A spendthrift trust is a specific type of irrevocable trust created for the benefit of a recipient, usually because he or she is unable to manage money and spending prudently. This trust type permits an independent trustee to have full authority to make all determinations as to how the trust’s funds will be expended for the benefit of the recipient or beneficiary. A huge advantage of the spendthrift trust is that creditors of the beneficiary of the trust usually cannot access nor attach the trust’s funds. This is because the funds in a spendthrift trust are not under the beneficiary’s control (they are under the control of the aforementioned independent trustee, instead). For this reason, spendthrift trusts are popular estate-planning tools, particularly for those aging parents who have worked hard to build their estates to a sizeable level and may find their children or heirs are unable to manage money prudently and responsibly.

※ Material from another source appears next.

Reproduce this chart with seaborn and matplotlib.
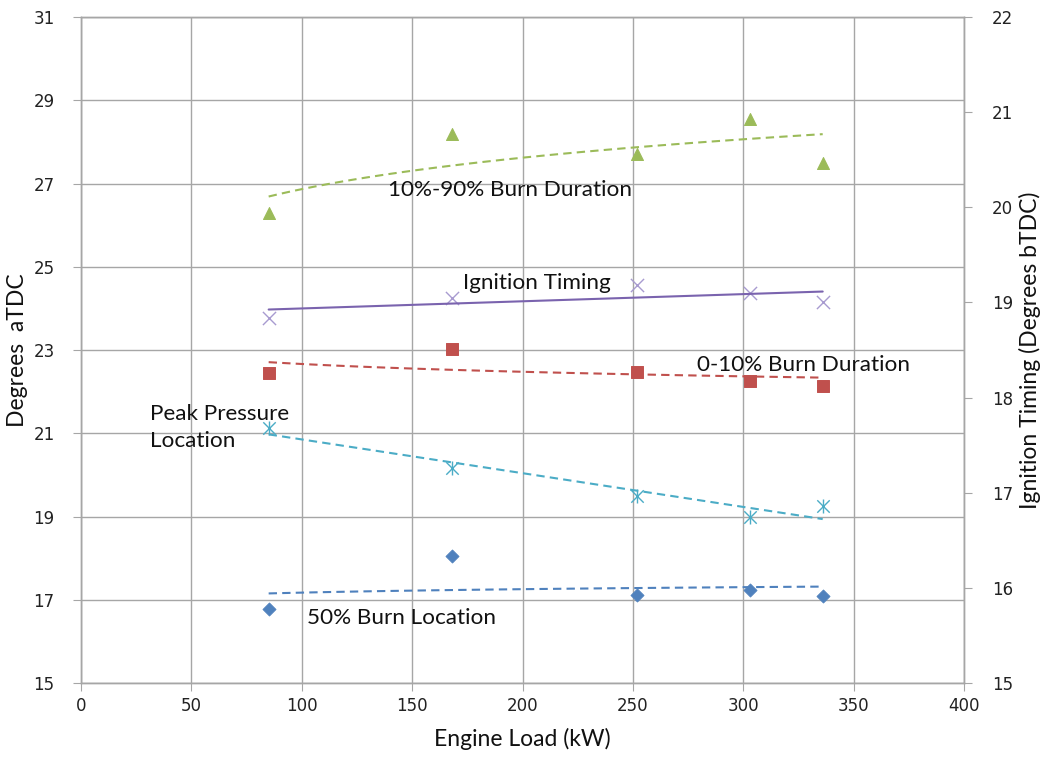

What Are the Defining Features of a Spendthrift Trust?
The creator of a trust is referred to as the trustor, grantor, or settlor of the trust. This applies for spendthrift and other trust types. However, a spendthrift trust is not created unless the trust agreement contains express text that says the creator intended for the trust to be a spendthrift trust. In other words, there must be some enabling language or special legal text. This type of qualifying language is usually contained within a spendthrift clause or spendthrift provision.
What Are the Biggest Advantages of a Spendthrift Trust?
If an irrevocable trust contains a spendthrift provision, the trust will prevent creditors of the beneficiary from attaching the interest of the beneficiary in that spendthrift trust before the interest is distributed to the ultimate beneficiary. The creditors at issue are existing, as well as future creditors of the beneficiary. The trust interest is usually cash or some other form of property. Irrevocable trusts, if they are prepared well and contain the appropriate legal text, will contain spendthrift provisions even when the recipients or beneficiaries are not technically considered spendthrifts. The reason for this precautionary measure is because a spendthrift provision is able to protect both the trust and the trust’s beneficiary if the beneficiary is sued and a creditor tries to attach the beneficiary’s property interest in the trust.